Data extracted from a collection
■ ■ ■ ■

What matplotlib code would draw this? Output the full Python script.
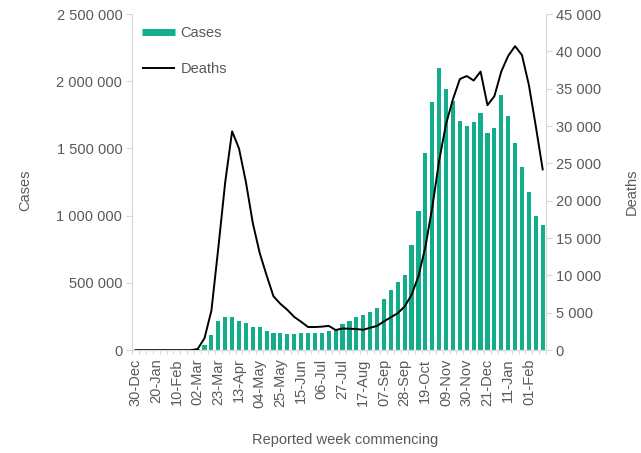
import numpy as np
import matplotlib
matplotlib.use("Agg")
import matplotlib.pyplot as plt
from matplotlib.lines import Line2D
from matplotlib.ticker import FuncFormatter, FixedLocator

# CONFIG
BAR_COLOR  = "#12AE8C"
LINE_COLOR = "#000000"
TEXT_COLOR = "#595959"
AXIS_COLOR = "#D9D9D9"
plt.rcParams["font.family"] = ["Liberation Sans Narrow", "Liberation Sans", "DejaVu Sans"]

# DATA (weekly, 30-Dec-2019 to 15-Feb-2021)
tick_labels = ["30-Dec", "20-Jan", "10-Feb", "02-Mar", "23-Mar", "13-Apr", "04-May",
               "25-May", "15-Jun", "06-Jul", "27-Jul", "17-Aug", "07-Sep", "28-Sep",
               "19-Oct", "09-Nov", "30-Nov", "21-Dec", "11-Jan", "01-Feb"]

cases = [0, 0, 0, 0, 0, 0, 0, 0, 0, 5000,
         37000, 112000, 216000, 249000, 245000, 219000, 199000, 169000, 169000, 144000,
         129000, 124000, 117000, 117000, 124000, 124000, 129000, 127000, 140000, 149000,
         192000, 219000, 244000, 259000, 286000, 316000, 378000, 448000, 510000, 560000,
         784000, 1032000, 1468000, 1846000, 2095000, 1940000, 1853000, 1704000, 1667000, 1697000,
         1761000, 1612000, 1652000, 1896000, 1741000, 1543000, 1363000, 1174000, 1000000, 933000]

deaths = [0, 0, 0, 0, 0, 0, 0, 0, 0, 150,
          1600, 5300, 13700, 22500, 29300, 27000, 22500, 17000, 13000, 10000,
          7200, 6200, 5400, 4450, 3800, 3100, 3100, 3150, 3250, 2700,
          2900, 2870, 2830, 2730, 3000, 3250, 3850, 4400, 4950, 5850,
          7400, 9900, 13800, 19100, 25400, 30300, 33600, 36300, 36700, 36100,
          37300, 32800, 34000, 37300, 39400, 40700, 39500, 35500, 30000, 24200]

weeks = np.arange(len(cases))

# PLOT
fig = plt.figure(figsize=(6.41, 4.53), dpi=100)
ax = fig.add_axes([0.206, 0.227, 0.646, 0.742])
ax2 = ax.twinx()

ax.bar(weeks, cases, width=0.6, color=BAR_COLOR, zorder=2)
ax2.plot(weeks, deaths, color=LINE_COLOR, linewidth=1.4, zorder=3)

ax.set_xlim(-0.5, len(cases) - 0.5)
ax.set_ylim(0, 2500000)
ax2.set_ylim(0, 45000)
ax.set_yticks(np.arange(0, 2500001, 500000))
ax2.set_yticks(np.arange(0, 45001, 5000))

fmt = FuncFormatter(lambda v, _: f"{v:,.0f}".replace(",", " "))
ax.yaxis.set_major_formatter(fmt)
ax2.yaxis.set_major_formatter(fmt)

ax.xaxis.set_major_locator(FixedLocator(weeks[::3]))
ax.set_xticklabels(tick_labels, rotation=90)
ax.xaxis.set_minor_locator(FixedLocator(np.arange(-0.5, len(cases), 1)))

for a in (ax, ax2):
    a.spines["top"].set_visible(False)
    for side in ("left", "right", "bottom"):
        a.spines[side].set_color(AXIS_COLOR)
    a.tick_params(axis="y", colors=AXIS_COLOR, labelcolor=TEXT_COLOR,
                  labelsize=10.5, length=4, width=0.8, pad=3)
ax.tick_params(axis="x", which="major", length=0, labelcolor=TEXT_COLOR,
               labelsize=10.5, pad=6)
ax.tick_params(axis="x", which="minor", length=3, color=AXIS_COLOR, width=0.8)

fig.text(0.039, 0.58, "Cases", rotation=90, ha="center", va="center",
         color=TEXT_COLOR, fontsize=10.5)
fig.text(0.985, 0.576, "Deaths", rotation=90, ha="center", va="center",
         color=TEXT_COLOR, fontsize=10.5)
fig.text(0.538, 0.029, "Reported week commencing", ha="center", va="center",
         color=TEXT_COLOR, fontsize=10.5)

handles = [Line2D([0], [0], color=BAR_COLOR, linewidth=5, solid_capstyle="butt"),
           Line2D([0], [0], color=LINE_COLOR, linewidth=1.4, solid_capstyle="butt")]
leg = ax.legend(handles, ["Cases", "Deaths"], loc="upper left",
                bbox_to_anchor=(-0.008, 1.003), frameon=False, fontsize=10.5,
                handlelength=2.3, handletextpad=0.35, labelspacing=1.5)
for t in leg.get_texts():
    t.set_color(TEXT_COLOR)

fig.savefig("out.png", dpi=100)
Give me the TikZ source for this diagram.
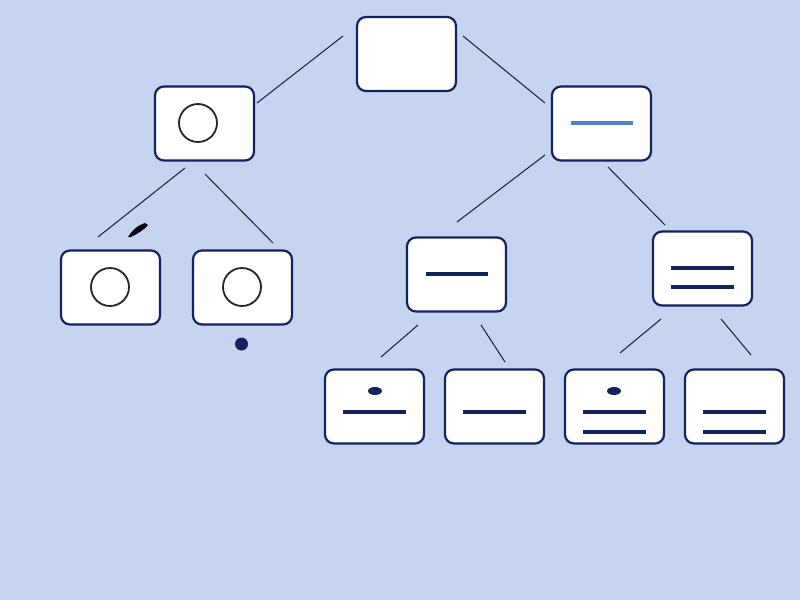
\documentclass[tikz,border=0pt]{standalone}
\begin{document}
\begin{tikzpicture}[x=1pt,y=-1pt,
  box/.style={draw=navy,line width=2.2pt,fill=white,rounded corners=9pt,minimum width=99pt,minimum height=74pt,inner sep=0pt},
  conn/.style={draw=navy!80!black,line width=1pt},
  bar/.style={draw=navy,line width=4pt},
  ring/.style={draw=black!85,line width=1.8pt}]
\definecolor{navy}{RGB}{20,35,95}
\definecolor{bgc}{RGB}{198,212,240}
\definecolor{lblue}{RGB}{80,130,205}
\fill[bgc] (0,0) rectangle (800,600);
\useasboundingbox (0,0) rectangle (800,600);
% nodes
\node[box] (top) at (406.5,54) {};
\node[box] (L) at (204.5,123.5) {};
\node[box] (R) at (601.5,123.5) {};
\node[box] (A) at (110.5,287.5) {};
\node[box] (B) at (242.5,287.5) {};
\node[box] (C) at (456.5,274.5) {};
\node[box] (D) at (702.5,268.5) {};
\node[box] (E) at (374.5,406.5) {};
\node[box] (F) at (494.5,406.5) {};
\node[box] (G) at (614.5,406.5) {};
\node[box] (H) at (734.5,406.5) {};
% contents
\draw[ring] (198,123) circle (19);
\draw[ring] (110,287) circle (19);
\draw[ring] (242,287) circle (19);
\draw[draw=lblue,line width=4pt] (571,123) -- (633,123);
\draw[bar] (426,274) -- (488,274);
\draw[bar] (671,268) -- (734,268);
\draw[bar] (671,287) -- (734,287);
\fill[navy] (375,391) ellipse (7 and 4);
\draw[bar] (343,412) -- (406,412);
\draw[bar] (463,412) -- (526,412);
\fill[navy] (614,391) ellipse (7 and 4);
\draw[bar] (583,412) -- (646,412);
\draw[bar] (583,432) -- (646,432);
\draw[bar] (703,412) -- (766,412);
\draw[bar] (703,432) -- (766,432);
% extra marks
\fill[black!85!navy] (128,237) .. controls (131,232) and (136,226) .. (145,223) -- (148,225) .. controls (144,230) and (137,234) .. (131,237) -- cycle;
\fill[navy] (241.5,344) circle (6.5);
% connector endpoints
\coordinate (t1) at (343,36); \coordinate (l1) at (257,103);
\coordinate (t2) at (463,36); \coordinate (r1) at (545,103);
\coordinate (l2) at (185,168); \coordinate (a1) at (98,237);
\coordinate (l3) at (205,174); \coordinate (b1) at (273,243);
\coordinate (r2) at (545,155); \coordinate (c1) at (457,222);
\coordinate (r3) at (608,167); \coordinate (d1) at (665,225);
\coordinate (c2) at (418,325); \coordinate (e1) at (381,357);
\coordinate (c3) at (481,325); \coordinate (f1) at (505,362);
\coordinate (d2) at (661,319); \coordinate (g1) at (620,353);
\coordinate (d3) at (721,319); \coordinate (h1) at (751,355);
\draw[conn] (t1) -- (l1);
\draw[conn] (t2) -- (r1);
\draw[conn] (l2) -- (a1);
\draw[conn] (l3) -- (b1);
\draw[conn] (r2) -- (c1);
\draw[conn] (r3) -- (d1);
\draw[conn] (c2) -- (e1);
\draw[conn] (c3) -- (f1);
\draw[conn] (d2) -- (g1);
\draw[conn] (d3) -- (h1);
\end{tikzpicture}
\end{document}
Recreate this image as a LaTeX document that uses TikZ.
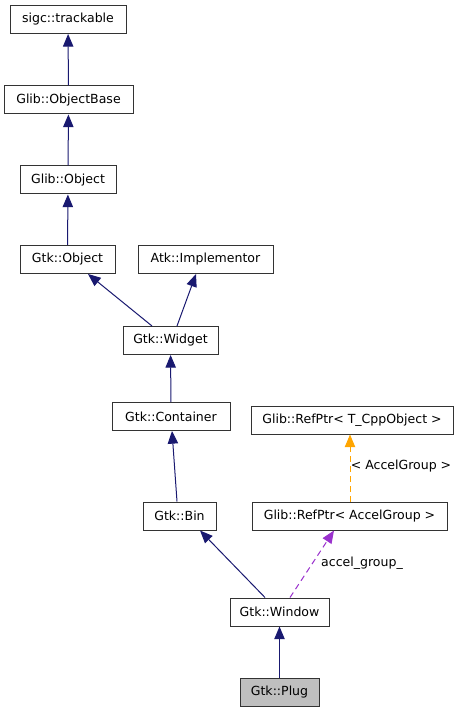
\documentclass[tikz,border=0pt]{standalone}
\usepackage{fontspec}
\setmainfont{DejaVu Sans}
\usetikzlibrary{arrows.meta}
\definecolor{navy}{HTML}{191970}
\definecolor{purp}{HTML}{9A32CD}
\definecolor{orng}{HTML}{FFA500}
\begin{document}
\begin{tikzpicture}[x=0.75pt,y=-0.75pt,
  cls/.style={draw=black!80,line width=0.75pt,fill=white,inner sep=0pt,minimum height=21pt,font=\fontsize{9.4}{11}\selectfont},
  inh/.style={draw=navy,line width=0.75pt,-{Triangle[length=9.5pt,width=7.8pt]}},
  use/.style={line width=0.75pt,dash pattern=on 4.5pt off 3pt,-{Triangle[length=9.5pt,width=7.8pt]}},
  lbl/.style={font=\fontsize{9.4}{11}\selectfont,inner sep=0pt}]
\useasboundingbox (0,0) rectangle (460,712);
\node[cls,minimum width=87pt] (trk) at (68,19.5) {sigc::trackable};
\node[cls,minimum width=96.75pt] (ob) at (68.5,100) {Glib::ObjectBase};
\node[cls,minimum width=72pt] (gobj) at (68,180) {Glib::Object};
\node[cls,minimum width=71.25pt] (gtkobj) at (67.5,259.5) {Gtk::Object};
\node[cls,minimum width=101.25pt] (atk) at (205.5,259.5) {Atk::Implementor};
\node[cls,minimum width=71.25pt] (wid) at (170.5,340.5) {Gtk::Widget};
\node[cls,minimum width=88.5pt] (cont) at (171,416.5) {Gtk::Container};
\node[cls,minimum width=54.75pt] (bin) at (179.5,516) {Gtk::Bin};
\node[cls,minimum width=151.5pt] (rpt) at (352,420) {Glib::RefPtr< T\_CppObject >};
\node[cls,minimum width=146.25pt] (rpa) at (349.5,516) {Glib::RefPtr< AccelGroup >};
\node[cls,minimum width=74.25pt] (win) at (279.5,612) {Gtk::Window};
\node[cls,minimum width=59.25pt,fill=black!25] (plug) at (279.5,692) {Gtk::Plug};
\draw[inh] (ob) -- (trk);
\draw[inh] (gobj) -- (ob);
\draw[inh] (gtkobj) -- (gobj);
\draw[inh] (152,0 |- wid.north) -- (88,0 |- gtkobj.south);
\draw[inh] (177,0 |- wid.north) -- (196,0 |- atk.south);
\draw[inh] (cont) -- (wid);
\draw[inh] (177,0 |- bin.north) -- (172,0 |- cont.south);
\draw[inh] (265,0 |- win.north) -- (200,0 |- bin.south);
\draw[use,draw=purp] (290,0 |- win.north) -- (334,0 |- rpa.south);
\draw[use,draw=orng] (350,0 |- rpa.north) -- (350,0 |- rpt.south);
\draw[inh] (plug) -- (win);
\node[lbl] (l1) at (362,563) {accel\_group\_};
\node[lbl] (l2) at (401,466) {< AccelGroup >};
\end{tikzpicture}
\end{document}
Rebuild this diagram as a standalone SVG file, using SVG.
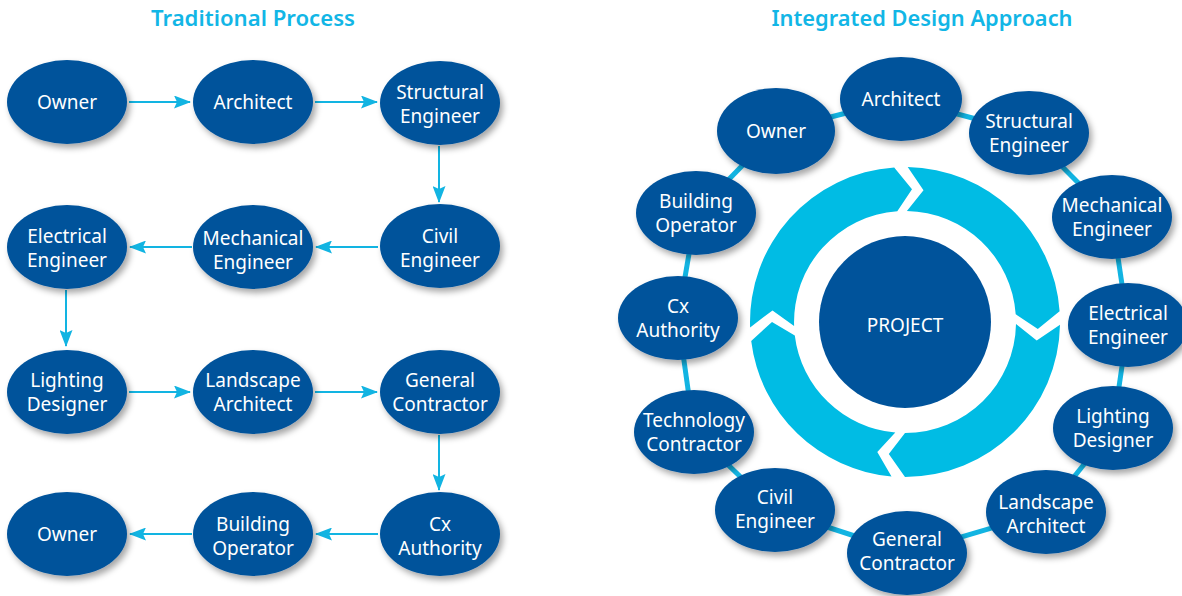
<svg xmlns="http://www.w3.org/2000/svg" width="1182" height="596" viewBox="0 0 1182 596">
<style>
.n ellipse{fill:#00539B;filter:url(#sh)}
.n text,.p text{fill:#fff;font-family:"Noto Sans","Open Sans",sans-serif;font-size:19px;text-anchor:middle}
.t{fill:#12B6E6;font-family:"Noto Sans","Open Sans",sans-serif;font-size:22px;font-weight:600;text-anchor:middle}
.a line{stroke:#12B4E2;stroke-width:2;marker-end:url(#ah)}
.r line{stroke:#12B4E2;stroke-width:5}
.ring path{fill:#00BCE4}
</style>
<defs>
<filter id="sh" x="-20%" y="-20%" width="150%" height="150%">
<feDropShadow dx="3" dy="4" stdDeviation="3" flood-color="#000" flood-opacity="0.35"/>
</filter>
<marker id="ah" viewBox="0 0 17 13" refX="16" refY="6.5" markerWidth="17" markerHeight="13" markerUnits="userSpaceOnUse" orient="auto">
<path d="M0,0 L17,6.5 L0,13 L3,6.5 Z" fill="#12B4E2"/>
</marker>
</defs>
<rect width="1182" height="596" fill="#fff"/>
<text class="t" x="253" y="26" textLength="204" lengthAdjust="spacingAndGlyphs">Traditional Process</text>
<text class="t" x="922" y="26" textLength="301" lengthAdjust="spacingAndGlyphs">Integrated Design Approach</text>

<g id="connectors-left" class="a">
<line x1="129" y1="102" x2="190" y2="102"/>
<line x1="315" y1="102" x2="377" y2="102"/>
<line x1="439" y1="146" x2="439" y2="202"/>
<line x1="378" y1="247" x2="316" y2="247"/>
<line x1="192" y1="247" x2="130" y2="247"/>
<line x1="66" y1="290" x2="66" y2="346"/>
<line x1="129" y1="392" x2="190" y2="392"/>
<line x1="315" y1="392" x2="377" y2="392"/>
<line x1="439" y1="435" x2="439" y2="490"/>
<line x1="378" y1="534" x2="316" y2="534"/>
<line x1="192" y1="534" x2="130" y2="534"/>
</g>

<g id="L-owner1" class="n"><ellipse cx="67" cy="102" rx="60" ry="42"/><text x="67" y="109">Owner</text></g>
<g id="L-architect" class="n"><ellipse cx="253" cy="102" rx="60" ry="42"/><text x="253" y="109">Architect</text></g>
<g id="L-structural" class="n"><ellipse cx="440" cy="103" rx="60" ry="42"/><text x="440" y="99">Structural</text><text x="440" y="123">Engineer</text></g>
<g id="L-electrical" class="n"><ellipse cx="67" cy="247" rx="60" ry="42"/><text x="67" y="243">Electrical</text><text x="67" y="267">Engineer</text></g>
<g id="L-mechanical" class="n"><ellipse cx="253" cy="247" rx="60" ry="42"/><text x="253" y="245">Mechanical</text><text x="253" y="269">Engineer</text></g>
<g id="L-civil" class="n"><ellipse cx="440" cy="246" rx="60" ry="42"/><text x="440" y="243">Civil</text><text x="440" y="267">Engineer</text></g>
<g id="L-lighting" class="n"><ellipse cx="67" cy="392" rx="60" ry="42"/><text x="67" y="387">Lighting</text><text x="67" y="411">Designer</text></g>
<g id="L-landscape" class="n"><ellipse cx="253" cy="392" rx="60" ry="42"/><text x="253" y="387">Landscape</text><text x="253" y="411">Architect</text></g>
<g id="L-general" class="n"><ellipse cx="440" cy="392" rx="60" ry="42"/><text x="440" y="387">General</text><text x="440" y="411">Contractor</text></g>
<g id="L-owner2" class="n"><ellipse cx="67" cy="534" rx="60" ry="42"/><text x="67" y="541">Owner</text></g>
<g id="L-building" class="n"><ellipse cx="253" cy="534" rx="60" ry="42"/><text x="253" y="531">Building</text><text x="253" y="555">Operator</text></g>
<g id="L-cx" class="n"><ellipse cx="440" cy="534" rx="60" ry="42"/><text x="440" y="531">Cx</text><text x="440" y="555">Authority</text></g>

<g id="connectors-right" class="r">
<line x1="901" y1="99" x2="1029" y2="133"/>
<line x1="1029" y1="133" x2="1112" y2="217"/>
<line x1="1112" y1="217" x2="1128" y2="325"/>
<line x1="1128" y1="325" x2="1113" y2="428"/>
<line x1="1113" y1="428" x2="1046" y2="512"/>
<line x1="1046" y1="512" x2="907" y2="553"/>
<line x1="907" y1="553" x2="775" y2="510"/>
<line x1="775" y1="510" x2="694" y2="432"/>
<line x1="694" y1="432" x2="678" y2="318"/>
<line x1="678" y1="318" x2="696" y2="213"/>
<line x1="696" y1="213" x2="776" y2="131"/>
<line x1="776" y1="131" x2="901" y2="99"/>
</g>

<g id="cycle" class="ring">
<path d="M907.7,167 A155,155 0 0 1 1059.6,311.2 L1037.8,329 L1015.7,314.3 A111,111 0 0 0 906.9,211 L923.5,190.3 Z"/>
<path d="M1060,324.7 A155,155 0 0 1 905,477 L888.8,454 L905,433 A111,111 0 0 0 1016,323.9 L1036.7,340.5 Z"/>
<path d="M891.5,476.4 A155,155 0 0 1 751.2,340.9 L772,322 L794.8,335.5 A111,111 0 0 0 895.3,432.6 L877.3,452.1 Z"/>
<path d="M750.1,327.4 A155,155 0 0 1 894.2,167.4 L912,189.2 L897.3,211.3 A111,111 0 0 0 794.1,325.9 L772.5,310.4 Z"/>
</g>
<g id="project" class="p"><circle cx="905" cy="322" r="86" fill="#00539B"/><text x="905" y="332">PROJECT</text></g>

<g id="R-architect" class="n"><ellipse cx="901" cy="99" rx="61" ry="42"/><text x="901" y="106">Architect</text></g>
<g id="R-structural" class="n"><ellipse cx="1029" cy="133" rx="60" ry="42"/><text x="1029" y="128">Structural</text><text x="1029" y="152">Engineer</text></g>
<g id="R-mechanical" class="n"><ellipse cx="1112" cy="217" rx="60" ry="42"/><text x="1112" y="212">Mechanical</text><text x="1112" y="236">Engineer</text></g>
<g id="R-electrical" class="n"><ellipse cx="1128" cy="325" rx="60" ry="42"/><text x="1128" y="320">Electrical</text><text x="1128" y="344">Engineer</text></g>
<g id="R-lighting" class="n"><ellipse cx="1113" cy="428" rx="60" ry="42"/><text x="1113" y="423">Lighting</text><text x="1113" y="447">Designer</text></g>
<g id="R-landscape" class="n"><ellipse cx="1046" cy="512" rx="60" ry="42"/><text x="1046" y="509">Landscape</text><text x="1046" y="533">Architect</text></g>
<g id="R-general" class="n"><ellipse cx="907" cy="553" rx="60" ry="42"/><text x="907" y="546">General</text><text x="907" y="570">Contractor</text></g>
<g id="R-civil" class="n"><ellipse cx="775" cy="510" rx="60" ry="42"/><text x="775" y="504">Civil</text><text x="775" y="528">Engineer</text></g>
<g id="R-technology" class="n"><ellipse cx="694" cy="432" rx="60" ry="42"/><text x="694" y="427">Technology</text><text x="694" y="451">Contractor</text></g>
<g id="R-cx" class="n"><ellipse cx="678" cy="318" rx="60" ry="42"/><text x="678" y="313">Cx</text><text x="678" y="337">Authority</text></g>
<g id="R-building" class="n"><ellipse cx="696" cy="213" rx="60" ry="42"/><text x="696" y="208">Building</text><text x="696" y="232">Operator</text></g>
<g id="R-owner" class="n"><ellipse cx="776" cy="131" rx="59" ry="43"/><text x="776" y="138">Owner</text></g>
</svg>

■ ■ ■ ■

Count how many lines above contain the word "diagram". Reply with the number alone.

2